Now, 14 years years later, the gardens just keep growing.

“Maureen can’t have anything without flowers around it,” Byman says of herself, pointing out a functioning outhouse on her property decorated with a border of flowers.

When Byman and her husband Everett retired to the Cariboo from Prince George in 1997, they refitted a barn to live in. Since that time they have built a house and started a small haying operation.

Byman started planting flowers in 1999 as something to do.

“I don’t knit and I don’t sew and I can’t hike anymore, so I have to be busy. You can only clean your house so much,” she says, laughing. She added that her house is much cleaner in the winter because she has no flowers to look after.

Although she spends much of her time researching flowers before she plants them — a well thumbed copy of Flora, a book containing descriptions of over 20,000 plants that is often known as the “Gardener’s Bible,” sits by her chair — Byman says her approach to laying out a flower bed is unorthodox.

“I’ve taken some landscaping classes.
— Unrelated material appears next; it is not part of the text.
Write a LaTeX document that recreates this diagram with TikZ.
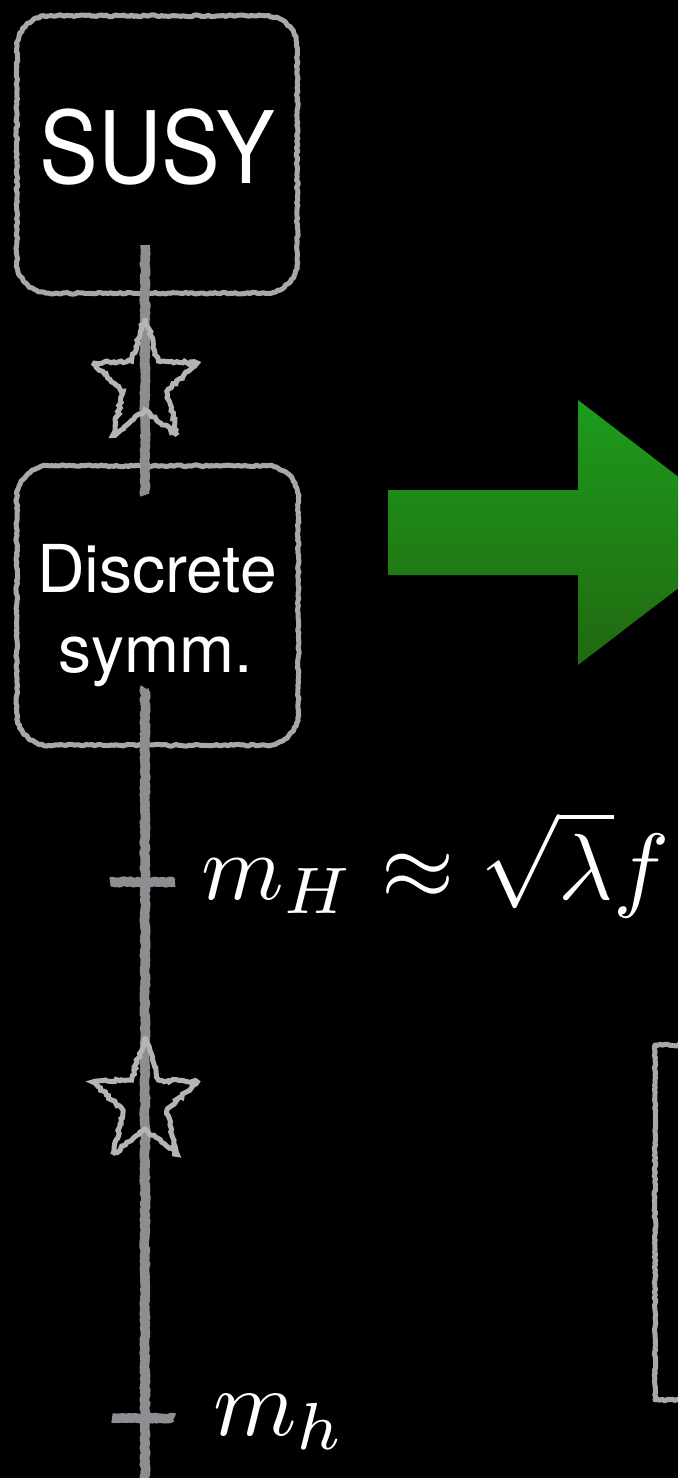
\documentclass[tikz,border=0pt]{standalone}
\usepackage{fontspec}
\usepackage{graphicx}
\setsansfont{TeX Gyre Heros}
\usetikzlibrary{shapes.geometric,decorations.pathmorphing}
\definecolor{boxgray}{HTML}{A8A8A8}
\definecolor{axisgray}{HTML}{8C8E92}
\definecolor{stargray}{HTML}{B4B4B4}
\definecolor{arrowtop}{RGB}{28,156,28}
\definecolor{arrowbot}{RGB}{34,104,16}
\tikzset{
  chalkborder/.style={draw=boxgray, line width=5pt, line join=round,
    decorate, decoration={random steps, segment length=2.5pt, amplitude=0.9pt}},
  chalkaxis/.style={draw=axisgray, line width=9.5pt, line join=round,
    decorate, decoration={random steps, segment length=2pt, amplitude=0.9pt}},
  boxnode/.style={inner sep=0pt, draw=none},
  starnode/.style={star, star points=5, star point ratio=2.4, minimum size=110pt,
    inner sep=0pt, draw=stargray, line width=5pt, line join=miter, miter limit=3,
    transform shape,
    decorate, decoration={random steps, segment length=3pt, amplitude=1.5pt}},
  sanslabel/.style={text=white, inner sep=0pt, anchor=base, font=\sffamily},
  mathlabel/.style={text=white, inner sep=0pt, anchor=base west},
  bigarrow/.style={top color=arrowtop, bottom color=arrowbot, draw=none}
}
\newcommand\mychalkbox[1]{%
  \draw[chalkborder] ([xshift=32pt]#1.north west) -- ([xshift=-32pt]#1.north east)
    arc[start angle=90, end angle=0, radius=32pt]
    -- ([yshift=32pt]#1.south east)
    arc[start angle=0, end angle=-90, radius=32pt]
    -- ([xshift=32pt]#1.south west)
    arc[start angle=270, end angle=180, radius=32pt]
    -- ([yshift=-32pt]#1.north west)
    arc[start angle=180, end angle=90, radius=32pt] -- cycle;}
\pgfmathsetseed{7}
\begin{document}
\begin{tikzpicture}[x=1pt, y=1pt]
\useasboundingbox (0,0) rectangle (678,-1478);
\fill[black] (0,0) rectangle (678,-1478);
\clip (0,0) rectangle (678,-1478);

% green arrow
\path[bigarrow] (388,-490) -- (578,-490) -- (578,-400) -- (751,-532.5)
  -- (578,-665) -- (578,-575) -- (388,-575) -- cycle;

% boxes
\node[boxnode, minimum width=280pt, minimum height=277pt] (susy) at (157,-154.5) {};
\node[boxnode, minimum width=281pt, minimum height=279pt] (disc) at (157.5,-605.5) {};
\mychalkbox{susy}
\mychalkbox{disc}

% right box (partially visible)
\coordinate (r1) at (700,-1045);
\coordinate (r2) at (655,-1045);
\coordinate (r3) at (655,-1400);
\coordinate (r4) at (700,-1400);
\draw[chalkborder] (r1) -- (r2) -- (r3) -- (r4);

% axis
\coordinate (a1) at (145,-245);
\coordinate (a2) at (145,-495);
\coordinate (b1) at (145,-688);
\coordinate (b2) at (145,-1490);
\draw[chalkaxis] (a1) -- (a2);
\draw[chalkaxis] (b1) -- (b2);

% ticks
\coordinate (t1l) at (110,-882);
\coordinate (t1r) at (175,-882);
\coordinate (t2l) at (112,-1418);
\coordinate (t2r) at (174,-1418);
\draw[chalkaxis] (t1l) -- (t1r);
\draw[chalkaxis] (t2l) -- (t2r);

% stars
\begin{scope}[shift={(145,-383)}, yscale=1.18]
  \node[starnode] (star1) at (0,0) {};
\end{scope}
\begin{scope}[shift={(145,-1102)}, yscale=1.18]
  \node[starnode] (star2) at (0,0) {};
\end{scope}

% texts
\node[sanslabel] (susytext) at (157,-183)
  {\fontsize{100}{110}\selectfont\scalebox{0.88}[1]{SUSY}};
\node[sanslabel] (disctext) at (157,-592)
  {\fontsize{66}{70}\selectfont Discrete};
\node[sanslabel] (symmtext) at (156,-672)
  {\fontsize{66}{70}\selectfont symm.};
\node[mathlabel] (mH) at (201,-899)
  {\scalebox{9.4}{$m_H \approx \sqrt{\lambda} f$}};
\node[mathlabel] (mh) at (213,-1435)
  {\scalebox{9.5}{$m_h$}};
\end{tikzpicture}
\end{document}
They like you to take a hose and plan it all out, then lay out your shrubs, etc.,” she says.

“I did it completely backwards. I planted it first and after everything was planted I then thought, I need some shrubs.”
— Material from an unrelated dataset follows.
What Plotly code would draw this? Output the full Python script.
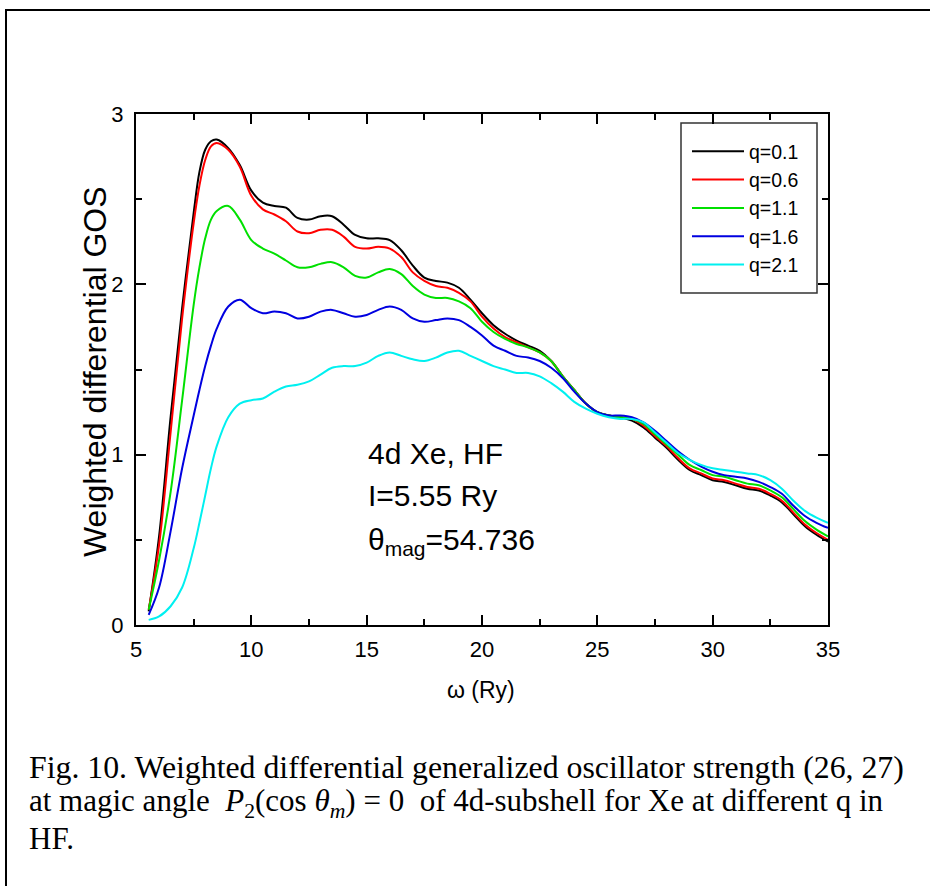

Nevertheless Byman’s flower beds are beautiful, filled with flowers and plants including hardy northern roses, lilies and Heuchera — one of her favourite types of plants.

“Their foliage is just so beautiful,” Byman says.

It takes Byman about five years to get the proper growth in her flower beds.

“It takes plants a couple of years to get their roots down, and if they’re happy they’ll grow really well. If they’re not happy you have to move them and find something else that will work,” she says.

When Byman plants, she also works to make sure her gardens bloom in succession. She starts in April with snow drops and crocuses and the garden stays colourful until October.

Her flower beds also have different colour schemes throughout the year, some starting pink and purple and white in the spring and changing to yellow, orange and royal blue as the seasons change.

“I like it early spring, and then I like it when all the lilies are blooming,” she says showing off a lilly regal that “scents up the whole yard.”

“I don’t think I have a garden without lilies,” she says. “I don’t think I could plant a garden without lilies.”

Despite being located farther south than her previous home in Prince George, Byman says it is more difficult to garden here.

“This climate is actually more challenging,” she says.

In the late fall it gets cold without snow cover to keep the plants warm. Byman does her best to put mulch and other cover over her plants to make sure they survive the winter.

On top of that, the climate is drier and for many years Byman didn’t have a water connection in order to water her flowers.

“Nothing got really well watered,” she says “And water is the key issue for plants.”

Three years ago Byman’s husband put in an electric pump and ever since Byman has been able to water to her “heart’s content.”

“I probably over water now,” she laughs. “The plants just look so happy when they have water.”

In the summer, watering takes up a good portion of Byman’s time, however with the water she says come the weeds. She also works on keeping her garden edged and her flowers deadheaded.

“There is a lot of deadheading,” she says, reaching up to remove some spent flowers in her garden.

Once a plant has finished blooming Byman will often cut it back. “That opens the garden again and you see a different aspect of it,” she says.

Byman’s latest project is making a living wall next to her driveway out of different kinds of drought hardy plants.

“I like the challenge and seeing how things come together.”